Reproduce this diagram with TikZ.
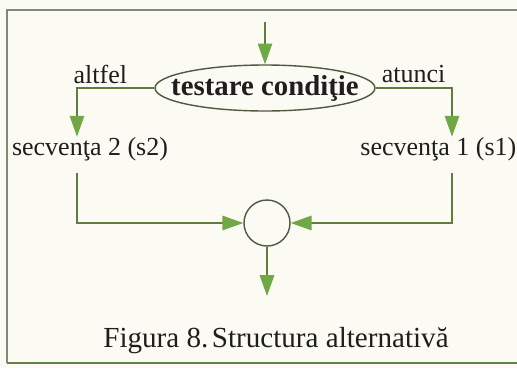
\documentclass[tikz,border=0pt]{standalone}
\usepackage{fontspec}
\setmainfont{Liberation Serif}
\usepackage{tikz}
\usetikzlibrary{arrows.meta, positioning, calc, shapes.geometric}
\definecolor{fond}{RGB}{251,250,243}
\definecolor{cadre}{RGB}{125,140,115}
\definecolor{ligne}{RGB}{95,125,65}
\definecolor{pointe}{RGB}{112,168,70}
\definecolor{contour}{RGB}{80,90,65}
\definecolor{texte}{RGB}{30,30,30}

\begin{document}
\begin{tikzpicture}[
  fleche/.style={line width=1.1pt, ligne, -{Triangle[length=5.2mm, width=3.6mm, color=pointe]}},
  eti/.style={texte, inner sep=0pt, font=\fontsize{18.5}{22}\selectfont},
]
  % fond et cadre
  \fill[fond] (0,0) rectangle (12.925,-9.2);
  \useasboundingbox (0,0) rectangle (12.925,-9.2);
  \draw[cadre, line width=1pt] (12.925,-0.25) -- (0.175,-0.25) -- (0.175,-9.075);
  \draw[ligne!80!cadre, line width=2pt] (0.175,-9.075) -- (12.925,-9.075);
  % decizie
  \coordinate (in) at (6.625,-0.55);
  \node[ellipse, draw=contour, line width=1pt, minimum width=5.5cm, minimum height=1.15cm, inner sep=0pt] (test) at (6.625,-2.2) {};
  \node[texte, inner sep=0pt, font=\bfseries\fontsize{20.5}{24}\selectfont] (testtxt) at (test) {testare condiţie};
  \draw[fleche] (in) -- (test);
  \coordinate (cl) at (1.925,-2.2);
  \coordinate (cr) at (11.3,-2.2);
  \node[eti, anchor=base] (altfel) at (2.51,-2.075) {altfel};
  \node[eti, anchor=base] (atunci) at (10.34,-2.05) {atunci};
  \node[eti, anchor=base] (s2) at (2.25,-3.875) {secvenţa 2 (s2)};
  \node[eti, anchor=base] (s1) at (10.96,-3.875) {secvenţa 1 (s1)};
  \draw[fleche] (test.west) -- (cl) -- (cl |- s2.north);
  \draw[fleche] (test.east) -- (cr) -- (cr |- s1.north);
  % jonctiune
  \node[circle, draw=contour, line width=1pt, minimum size=1.15cm, inner sep=0pt] (jonc) at (6.675,-5.575) {};
  \coordinate (bl) at (1.925,-4.325);
  \coordinate (br) at (11.3,-4.325);
  \draw[fleche] (bl) -- (bl |- jonc) -- (jonc.west);
  \draw[fleche] (br) -- (br |- jonc) -- (jonc.east);
  \coordinate (out) at (6.675,-7.4);
  \draw[fleche] (jonc.south) -- (out);
  % legenda
  \node[eti, anchor=base, font=\fontsize{20.7}{24}\selectfont] (legenda) at (6.9,-8.675) {Figura 8.\hspace{0.12em}Structura alternativă};
\end{tikzpicture}
\end{document}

SET EXERCISE
Please write out all of the material above without changing a word, and omit any pictures.

WRITTEN ANSWER
Reproduce this diagram with TikZ.
\documentclass[tikz,border=0pt]{standalone}
\usepackage{fontspec}
\setmainfont{Liberation Serif}
\usepackage{tikz}
\usetikzlibrary{arrows.meta, positioning, calc, shapes.geometric}
\definecolor{fond}{RGB}{251,250,243}
\definecolor{cadre}{RGB}{125,140,115}
\definecolor{ligne}{RGB}{95,125,65}
\definecolor{pointe}{RGB}{112,168,70}
\definecolor{contour}{RGB}{80,90,65}
\definecolor{texte}{RGB}{30,30,30}

\begin{document}
\begin{tikzpicture}[
  fleche/.style={line width=1.1pt, ligne, -{Triangle[length=5.2mm, width=3.6mm, color=pointe]}},
  eti/.style={texte, inner sep=0pt, font=\fontsize{18.5}{22}\selectfont},
]
  % fond et cadre
  \fill[fond] (0,0) rectangle (12.925,-9.2);
  \useasboundingbox (0,0) rectangle (12.925,-9.2);
  \draw[cadre, line width=1pt] (12.925,-0.25) -- (0.175,-0.25) -- (0.175,-9.075);
  \draw[ligne!80!cadre, line width=2pt] (0.175,-9.075) -- (12.925,-9.075);
  % decizie
  \coordinate (in) at (6.625,-0.55);
  \node[ellipse, draw=contour, line width=1pt, minimum width=5.5cm, minimum height=1.15cm, inner sep=0pt] (test) at (6.625,-2.2) {};
  \node[texte, inner sep=0pt, font=\bfseries\fontsize{20.5}{24}\selectfont] (testtxt) at (test) {testare condiţie};
  \draw[fleche] (in) -- (test);
  \coordinate (cl) at (1.925,-2.2);
  \coordinate (cr) at (11.3,-2.2);
  \node[eti, anchor=base] (altfel) at (2.51,-2.075) {altfel};
  \node[eti, anchor=base] (atunci) at (10.34,-2.05) {atunci};
  \node[eti, anchor=base] (s2) at (2.25,-3.875) {secvenţa 2 (s2)};
  \node[eti, anchor=base] (s1) at (10.96,-3.875) {secvenţa 1 (s1)};
  \draw[fleche] (test.west) -- (cl) -- (cl |- s2.north);
  \draw[fleche] (test.east) -- (cr) -- (cr |- s1.north);
  % jonctiune
  \node[circle, draw=contour, line width=1pt, minimum size=1.15cm, inner sep=0pt] (jonc) at (6.675,-5.575) {};
  \coordinate (bl) at (1.925,-4.325);
  \coordinate (br) at (11.3,-4.325);
  \draw[fleche] (bl) -- (bl |- jonc) -- (jonc.west);
  \draw[fleche] (br) -- (br |- jonc) -- (jonc.east);
  \coordinate (out) at (6.675,-7.4);
  \draw[fleche] (jonc.south) -- (out);
  % legenda
  \node[eti, anchor=base, font=\fontsize{20.7}{24}\selectfont] (legenda) at (6.9,-8.675) {Figura 8.\hspace{0.12em}Structura alternativă};
\end{tikzpicture}
\end{document}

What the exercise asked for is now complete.